(TRENTON) – Legislation sponsored by Assembly Democrats John Wisniewski, Vincent Prieto, Paul Moriarty and Herb Conaway, Jr. to erect signage warning motorists that text messaging while driving is prohibited under state law was approved Monday by the General Assembly.
The bill, designated “Nikki’s Law”, is named after Nikki Kellenyi, an 18-year old National Honor Society for Business student and champion equestrian from Washington Township, NJ who tragically died in an automobile accident in 2012.
“The typical text message takes 4.6 seconds – that would be the equivalent of driving a car blind at 55 mph the entire length of a football field,” said Wisniewski (D-Middlesex), who chairs the Assembly Transportation, Public Works and Independent Authorities. “A quick look away while driving may seem minor, but it can be fatal. This bill honors Nikki’s memory and will hopefully help save others by reminding drivers that current state law prohibits texting while driving.”

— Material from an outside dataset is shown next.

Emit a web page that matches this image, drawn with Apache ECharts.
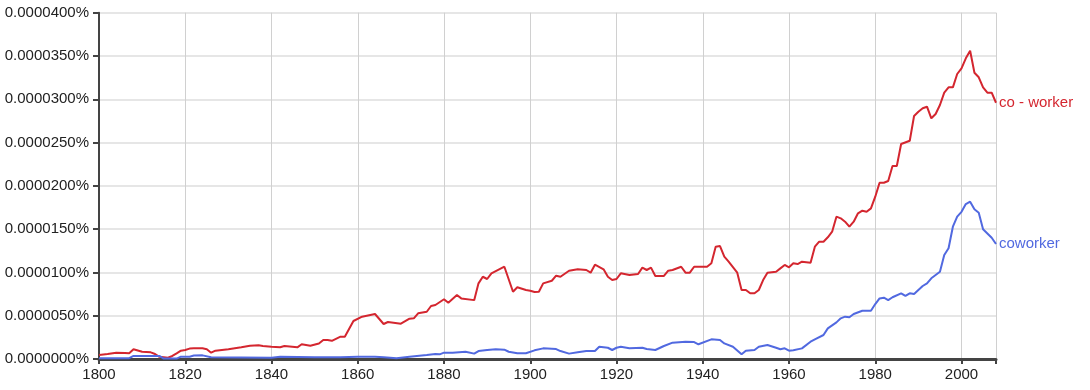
<!DOCTYPE html>
<html><head><meta charset="utf-8">
<script src="https://cdn.jsdelivr.net/npm/echarts@6/dist/echarts.min.js"></script>
<style>html,body{margin:0;padding:0;background:#fff}#c{width:1090px;height:390px}</style>
</head><body><div id="c"></div>
<script>
// values in units of 0.0000001 %
const coDashYears = [1800,1802,1804,1806,1807,1808,1810,1812,1813,1814,1816,1817,1818,1819,1820,1821,1822,1824,1825,1826,1827,1830,1833,1835,1837,1838,1840,1842,1843,1846,1847,1849,1851,1852,1853,1854,1856,1857,1859,1861,1864,1866,1867,1870,1872,1873,1874,1876,1877,1878,1880,1881,1883,1884,1887,1888,1889,1890,1891,1894,1896,1897,1899,1900,1901,1902,1903,1905,1906,1907,1909,1911,1913,1914,1915,1917,1918,1919,1920,1921,1923,1925,1926,1927,1928,1929,1931,1932,1933,1935,1936,1937,1938,1941,1942,1943,1944,1945,1946,1948,1949,1950,1951,1952,1953,1954,1955,1957,1958,1959,1960,1961,1962,1963,1965,1966,1967,1968,1969,1970,1971,1972,1973,1974,1975,1976,1977,1978,1979,1980,1981,1982,1983,1984,1985,1986,1988,1989,1990,1991,1992,1993,1994,1995,1996,1997,1998,1999,2000,2001,2002,2003,2004,2005,2006,2007,2008];
const coDashValues = [4.6,5.8,7.3,7,6.6,11.2,8.4,7.7,5.8,2.5,1.5,3.5,6.5,9.6,10.4,12,12.3,12.3,11.2,7.3,9.6,11.2,13.5,15.4,15.8,15,14.2,13.5,15,13.5,17,15.4,18,22,22,21,25.8,25.8,43.9,48.9,52,40.4,42.7,40.8,46.6,47,52.8,54.6,61.2,62.4,69,65,73.9,70,68,87.4,95,92.4,99,106.6,77.7,82.8,79.7,78.9,77.4,77.7,87.4,90.4,96.2,95,102,103.6,102.8,99.7,108.9,103.6,95,91.2,92.4,99,97,98.2,105.5,102.8,105.5,95.9,95.9,102,102.8,106.6,99.7,99.7,106.6,106.6,110.5,129.7,130.5,118.2,112.4,99.7,79.7,79.7,75.9,75.9,79.7,91.2,99.7,100.8,104.7,108.6,105.9,110.5,109.7,112.4,111.2,129.7,135.5,135.5,140.6,147,164.4,162.5,158.6,152.8,158.6,168.3,171.3,170.1,174,187.5,203.6,203.6,205.6,222.9,222.9,248.3,252.1,280.7,285.6,289.6,291.4,278,283,293.4,307.6,313.8,313.8,329.2,335.8,347.3,356,330.7,325.4,313.8,307.6,307.6,296];
const coworkerYears = [1800,1807,1808,1814,1815,1818,1819,1821,1822,1824,1826,1840,1842,1850,1856,1860,1864,1866,1869,1872,1876,1878,1879,1880,1882,1885,1887,1888,1890,1892,1894,1895,1897,1899,1901,1903,1906,1907,1909,1911,1913,1915,1916,1918,1919,1920,1921,1923,1926,1927,1929,1931,1933,1936,1938,1939,1942,1944,1945,1947,1949,1950,1952,1953,1955,1957,1958,1959,1960,1961,1963,1965,1966,1968,1969,1971,1972,1973,1974,1975,1977,1979,1980,1981,1982,1983,1984,1986,1987,1988,1989,1991,1992,1993,1995,1996,1997,1998,1999,2000,2001,2002,2003,2004,2005,2006,2007,2008];
const coworkerValues = [1,1,3.5,3.5,0.5,0.5,2.7,2.7,4,4.2,2,1.5,2.5,2,2,2.7,2.7,2,0.8,2.7,4.6,5.8,5.4,7.3,7.3,8.4,6.2,9.2,10.4,11.2,10.8,8.4,6.6,6.6,10,12.3,11.5,9.2,6.2,7.7,9.2,9.2,14.2,13,10.4,13,14.2,12.3,13,11.5,10.4,15,18.9,20,19.6,17,22.7,22,18,14.2,5.4,9.6,10.4,14.2,16.2,13,11.2,12.3,9.6,10,12.3,20,22.7,27.7,35.4,42.3,47,48.9,48.2,52,55.8,55.8,63.5,70,70.8,68.1,71.3,75.9,72.8,75.9,75.1,84.3,87.4,93.2,100.8,120.1,127.9,152.8,164.4,170,179,181.7,172.9,169,149.8,145,140,132.8];
const seriesNames = ['co - worker', 'coworker'];
const xTicks = [1800,1820,1840,1860,1880,1900,1920,1940,1960,1980,2000];

const FONT = 'Liberation Sans, Arial, sans-serif';
const RED = '#d4262f', BLUE = '#5169e0';
const zip = (xs, ys) => xs.map((x, i) => [x, ys[i]]);

const chart = echarts.init(document.getElementById('c'));
chart.setOption({
  animation: false,
  grid: { left: 99, right: 94, top: 12.7, bottom: 31, containLabel: false },
  xAxis: {
    type: 'value', min: 1800, max: 2008, interval: 20,
    axisLine: { show: true, onZero: false, lineStyle: { color: '#444', width: 3 } },
    axisTick: { show: true, length: 5, lineStyle: { color: '#444', width: 2 } },
    axisLabel: { color: '#222', fontSize: 15, fontFamily: FONT, margin: 8,
      formatter: v => xTicks.includes(v) ? String(v) : '' },
    splitLine: { show: true, lineStyle: { color: '#d0d0d0', width: 1 } }
  },
  yAxis: {
    type: 'value', min: 0, max: 400, interval: 50,
    axisLine: { show: true, lineStyle: { color: '#444', width: 2 } },
    axisTick: { show: true, length: 6, lineStyle: { color: '#444', width: 2 } },
    axisLabel: { color: '#222', fontSize: 15, fontFamily: FONT, margin: 10,
      formatter: v => (v * 1e-7).toFixed(7) + '%' },
    splitLine: { show: true, lineStyle: { color: '#dedede', width: 1.5 } }
  },
  series: [
    { name: seriesNames[0], type: 'line', data: zip(coDashYears, coDashValues),
      showSymbol: false, lineStyle: { color: RED, width: 2 }, itemStyle: { color: RED },
      endLabel: { show: true, formatter: seriesNames[0], color: RED, fontSize: 15, fontFamily: FONT, distance: 3 } },
    { name: seriesNames[1], type: 'line', data: zip(coworkerYears, coworkerValues),
      showSymbol: false, lineStyle: { color: BLUE, width: 2 }, itemStyle: { color: BLUE },
      endLabel: { show: true, formatter: seriesNames[1], color: BLUE, fontSize: 15, fontFamily: FONT, distance: 3 } }
  ]
});
</script></body></html>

The bill (A-3873) requires the Commissioner of Transportation, in consultation with the Director of the Division of Highway Traffic Safety in the Department of Law and Public Safety, to erect appropriate signage and use variable message signs, informing motorists that text messaging and sending electronic messages via wireless telephone or electronic communication device while driving is prohibited under state law. The bill would take effect immediately.

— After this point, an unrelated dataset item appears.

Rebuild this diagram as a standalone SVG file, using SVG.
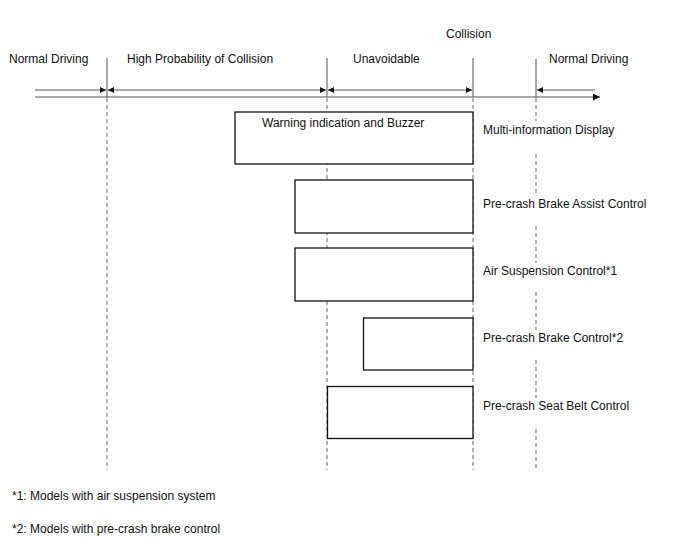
<svg xmlns="http://www.w3.org/2000/svg" width="688" height="560" viewBox="0 0 688 560">
<style>
text{font-family:"Liberation Sans",Arial,sans-serif;font-size:12px;fill:#111}
.box{fill:#fff;stroke:#111;stroke-width:1.3}
.solid{stroke:#555;stroke-width:1;fill:none}
.dash{stroke:#666;stroke-width:1;stroke-dasharray:4 3;fill:none}
.ar{stroke:#555;stroke-width:1;fill:none}
</style>
<defs>
<marker id="ah" viewBox="0 0 10 10" refX="10" refY="5" markerWidth="7" markerHeight="6" markerUnits="userSpaceOnUse" orient="auto-start-reverse">
<path d="M0,0 L10,5 L0,10 z" fill="#111"/>
</marker>
<marker id="axh" viewBox="0 0 10 10" refX="10" refY="5" markerWidth="10" markerHeight="7" markerUnits="userSpaceOnUse" orient="auto">
<path d="M0,0 L10,5 L0,10 z" fill="#111"/>
</marker>
</defs>
<g id="timeline">
<line class="solid" x1="107" y1="58" x2="107" y2="97"/>
<line class="solid" x1="327" y1="58" x2="327" y2="97"/>
<line class="solid" x1="473" y1="58" x2="473" y2="97"/>
<line class="solid" x1="536" y1="59" x2="536" y2="97"/>
<line class="dash" x1="107" y1="98" x2="107" y2="470"/>
<line class="dash" x1="327" y1="98" x2="327" y2="470"/>
<line class="dash" x1="473" y1="98" x2="473" y2="470"/>
<path class="dash" d="M536,98 V121 M536,154 V195 M536,226 V263 M536,292 V330 M536,360 V398 M536,429 V470"/>
<line class="ar" x1="35" y1="97" x2="600" y2="97" marker-end="url(#axh)"/>
</g>
<g id="connectors">
<line class="ar" x1="35" y1="90" x2="106" y2="90" marker-end="url(#ah)"/>
<line class="ar" x1="108" y1="90" x2="326" y2="90" marker-start="url(#ah)" marker-end="url(#ah)"/>
<line class="ar" x1="328" y1="90" x2="472" y2="90" marker-start="url(#ah)" marker-end="url(#ah)"/>
<line class="ar" x1="595" y1="90" x2="537" y2="90" marker-end="url(#ah)"/>
</g>
<g id="phase-labels">
<text x="9" y="63">Normal Driving</text>
<text x="127" y="63">High Probability of Collision</text>
<text x="353" y="63">Unavoidable</text>
<text x="446" y="38">Collision</text>
<text x="549" y="63">Normal Driving</text>
</g>
<g id="node-mid">
<rect class="box" x="235" y="112" width="238" height="52"/>
<text x="262" y="127">Warning indication and Buzzer</text>
<text x="483" y="134">Multi-information Display</text>
</g>
<g id="node-brake-assist">
<rect class="box" x="295" y="180" width="178" height="53"/>
<text x="483" y="208">Pre-crash Brake Assist Control</text>
</g>
<g id="node-air-suspension">
<rect class="box" x="295" y="248" width="178" height="53"/>
<text x="483" y="275">Air Suspension Control*1</text>
</g>
<g id="node-brake-control">
<rect class="box" x="363.5" y="318" width="109.5" height="52"/>
<text x="483" y="342">Pre-crash Brake Control*2</text>
</g>
<g id="node-seat-belt">
<rect class="box" x="327.5" y="386.5" width="145.5" height="52"/>
<text x="483" y="410">Pre-crash Seat Belt Control</text>
</g>
<g id="footnotes">
<text x="12" y="500">*1: Models with air suspension system</text>
<text x="12" y="533">*2: Models with pre-crash brake control</text>
</g>
</svg>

“Many people fail to realize the great risk they take when they look away from the road for even just a few seconds to respond or send a text message,” said Prieto (D- Bergen/Hudson). “Some may not even be aware that under state law texting while driving is a crime. Having signage reminding drivers that texting while driving is illegal will hopefully help curb this dangerous behavior.”
“According to the National Highway Traffic Safety Administration, text messaging creates a crash risk 23 times worse than driving while not distracted. Your life is not worth a text message,” said Moriarty (D-Camden/Gloucester). “We passed a law prohibiting this behavior. Erecting signage reminding motorists that texting is not only dangerous, but illegal is the next logical step.”

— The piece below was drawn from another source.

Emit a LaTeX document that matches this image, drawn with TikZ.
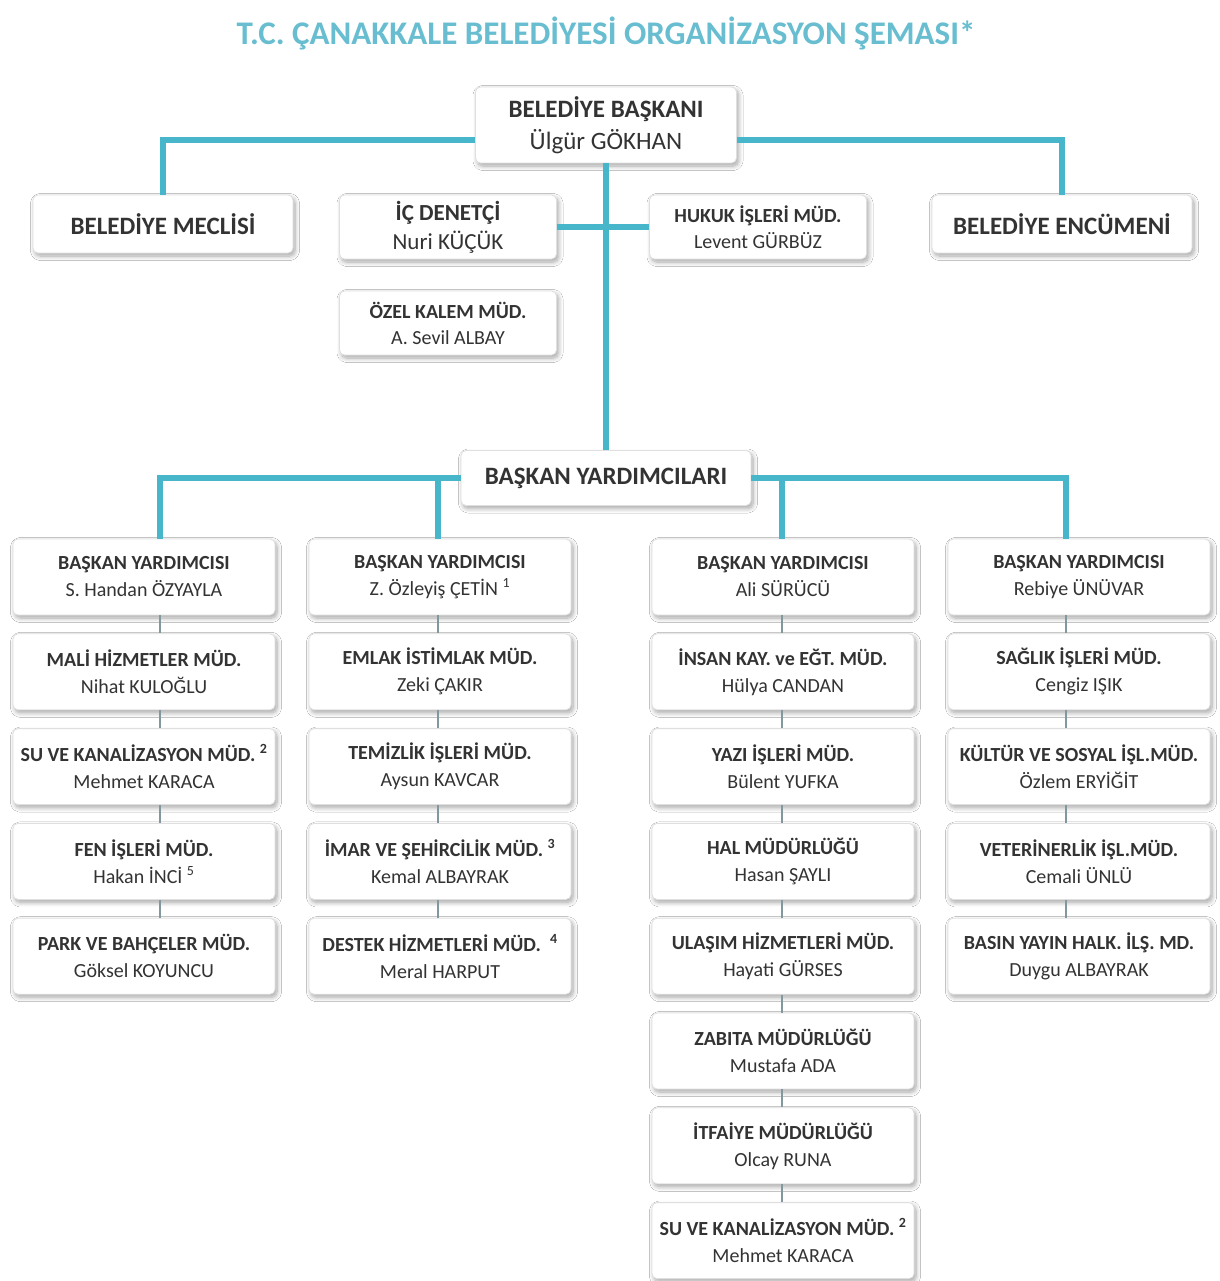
\documentclass[tikz,border=0pt]{standalone}
\usepackage{fontspec}
\setmainfont{Carlito}
\usetikzlibrary{positioning,shadows.blur,calc}
\definecolor{orgteal}{RGB}{72,182,202}
\definecolor{titleteal}{RGB}{104,190,208}
\definecolor{linkgray}{RGB}{130,152,158}
\newcommand{\orgtext}[2]{{\bfseries #1}\\#2}
\tikzset{
  box_n/.style = {draw=gray!25, fill=white, rounded corners=5pt, align=center, inner sep=3pt,
    line width=0.8pt, text=black!80, blur shadow={shadow xshift=2pt, shadow yshift=-3pt,
    shadow blur radius=4.5pt, shadow blur steps=8, shadow opacity=35}},
  box_s/.style = {box_n, minimum width=262pt, minimum height=76pt, font=\fontsize{20}{27}\selectfont},
  box_m/.style = {box_n, minimum width=217pt, minimum height=64pt, font=\fontsize{20}{26}\selectfont},
  box_l/.style = {box_n, font=\fontsize{25}{32}\selectfont},
  link_main/.style = {orgteal, line width=6pt},
  link_thin/.style = {linkgray, line width=1.5pt}
}

\begin{document}
\begin{tikzpicture}[x=1pt, y=-1pt, node distance=18pt]
\fill[white] (0,0) rectangle (1219,1281);
\useasboundingbox (0,0) rectangle (1219,1281);

\node[font=\bfseries\fontsize{33}{36}\selectfont, text=titleteal] (title) at (606,33)
  {T.C. ÇANAKKALE BELEDİYESİ ORGANİZASYON ŞEMASI*};

% top level
\node[box_l, minimum width=261pt, minimum height=76pt] (baskan) at (606,125) {\orgtext{BELEDİYE BAŞKANI}{Ülgür GÖKHAN}};
\node[box_l, minimum width=260pt, minimum height=58pt] (meclis) at (163,224) {\textbf{BELEDİYE MECLİSİ}};
\node[box_l, minimum width=260pt, minimum height=58pt] (encumen) at (1062,224) {\textbf{BELEDİYE ENCÜMENİ}};
\node[box_m, font=\fontsize{23}{29}\selectfont] (denetci) at (448,227) {\orgtext{İÇ DENETÇİ}{Nuri KÜÇÜK}};
\node[box_m] (hukuk) at (758,227) {\orgtext{HUKUK İŞLERİ MÜD.}{Levent GÜRBÜZ}};
\node[box_m] (kalem) at (448,323) {\orgtext{ÖZEL KALEM MÜD.}{A. Sevil ALBAY}};
\node[box_l, minimum width=290pt, minimum height=55pt] (yrd) at (606,478) {\textbf{BAŞKAN YARDIMCILARI}};

% column 1
\node[box_s] (c1-1) at (144,577) {\orgtext{BAŞKAN YARDIMCISI}{S. Handan ÖZYAYLA}};
\node[box_s, below=of c1-1] (c1-2) {\orgtext{MALİ HİZMETLER MÜD.}{Nihat KULOĞLU}};
\node[box_s, below=of c1-2] (c1-3) {\orgtext{SU VE KANALİZASYON MÜD. \textsuperscript{2}}{Mehmet KARACA}};
\node[box_s, below=of c1-3] (c1-4) {\orgtext{FEN İŞLERİ MÜD.}{Hakan İNCİ \textsuperscript{5}}};
\node[box_s, below=of c1-4] (c1-5) {\orgtext{PARK VE BAHÇELER MÜD.}{Göksel KOYUNCU}};

% column 2
\node[box_s] (c2-1) at (440,577) {\orgtext{BAŞKAN YARDIMCISI}{Z. Özleyiş ÇETİN \textsuperscript{1}}};
\node[box_s, below=of c2-1] (c2-2) {\orgtext{EMLAK İSTİMLAK MÜD.}{Zeki ÇAKIR}};
\node[box_s, below=of c2-2] (c2-3) {\orgtext{TEMİZLİK İŞLERİ MÜD.}{Aysun KAVCAR}};
\node[box_s, below=of c2-3] (c2-4) {\orgtext{İMAR VE ŞEHİRCİLİK MÜD. \textsuperscript{3}}{Kemal ALBAYRAK}};
\node[box_s, below=of c2-4] (c2-5) {\orgtext{DESTEK HİZMETLERİ MÜD. \ \textsuperscript{4}}{Meral HARPUT}};

% column 3
\node[box_s] (c3-1) at (783,577) {\orgtext{BAŞKAN YARDIMCISI}{Ali SÜRÜCÜ}};
\node[box_s, below=of c3-1] (c3-2) {\orgtext{İNSAN KAY. ve EĞT. MÜD.}{Hülya CANDAN}};
\node[box_s, below=of c3-2] (c3-3) {\orgtext{YAZI İŞLERİ MÜD.}{Bülent YUFKA}};
\node[box_s, below=of c3-3] (c3-4) {\orgtext{HAL MÜDÜRLÜĞÜ}{Hasan ŞAYLI}};
\node[box_s, below=of c3-4] (c3-5) {\orgtext{ULAŞIM HİZMETLERİ MÜD.}{Hayati GÜRSES}};
\node[box_s, below=of c3-5] (c3-6) {\orgtext{ZABITA MÜDÜRLÜĞÜ}{Mustafa ADA}};
\node[box_s, below=of c3-6] (c3-7) {\orgtext{İTFAİYE MÜDÜRLÜĞÜ}{Olcay RUNA}};
\node[box_s, below=of c3-7] (c3-8) {\orgtext{SU VE KANALİZASYON MÜD. \textsuperscript{2}}{Mehmet KARACA}};

% column 4
\node[box_s] (c4-1) at (1079,577) {\orgtext{BAŞKAN YARDIMCISI}{Rebiye ÜNÜVAR}};
\node[box_s, below=of c4-1] (c4-2) {\orgtext{SAĞLIK İŞLERİ MÜD.}{Cengiz IŞIK}};
\node[box_s, below=of c4-2] (c4-3) {\orgtext{KÜLTÜR VE SOSYAL İŞL.MÜD.}{Özlem ERYİĞİT}};
\node[box_s, below=of c4-3] (c4-4) {\orgtext{VETERİNERLİK İŞL.MÜD.}{Cemali ÜNLÜ}};
\node[box_s, below=of c4-4] (c4-5) {\orgtext{BASIN YAYIN HALK. İLŞ. MD.}{Duygu ALBAYRAK}};

% main links
\draw[link_main] ([yshift=-15pt]baskan.west) -| (meclis.north);
\draw[link_main] ([yshift=-15pt]baskan.east) -| (encumen.north);
\draw[link_main] (baskan.south) -- (yrd.north);
\draw[link_main] (denetci.east) -- (hukuk.west);
\draw[link_main] (yrd.west) -| ($(c1-1.north)+(16,0)$);
\draw[link_main] (yrd.west) -| ($(c2-1.north)+(-2,0)$);
\draw[link_main] (yrd.east) -| ($(c3-1.north)+(-1,0)$);
\draw[link_main] (yrd.east) -| ($(c4-1.north)+(-13,0)$);

% thin links inside columns
\foreach \c/\dx/\n in {1/16/4, 2/-2/4, 3/-1/7, 4/-13/4}
  \foreach \r [count=\s from 2] in {1,...,\n}
    \draw[link_thin] ($(c\c-\r.south)+(\dx,0)$) -- ($(c\c-\s.north)+(\dx,0)$);
\end{tikzpicture}
\end{document}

“Texting while driving does not only endanger the driver, but the driver’s passengers and other motorists on the road,” said Conaway (D-Burlington). “There is no text message worth dying for. Seeing signage on the road pushing the message that texting while driving is illegal will hopefully make drivers think twice about taking their eyes off the road to respond to a text on their phone.”
The bill was approved 73-0 and now heads to the Senate for further consideration.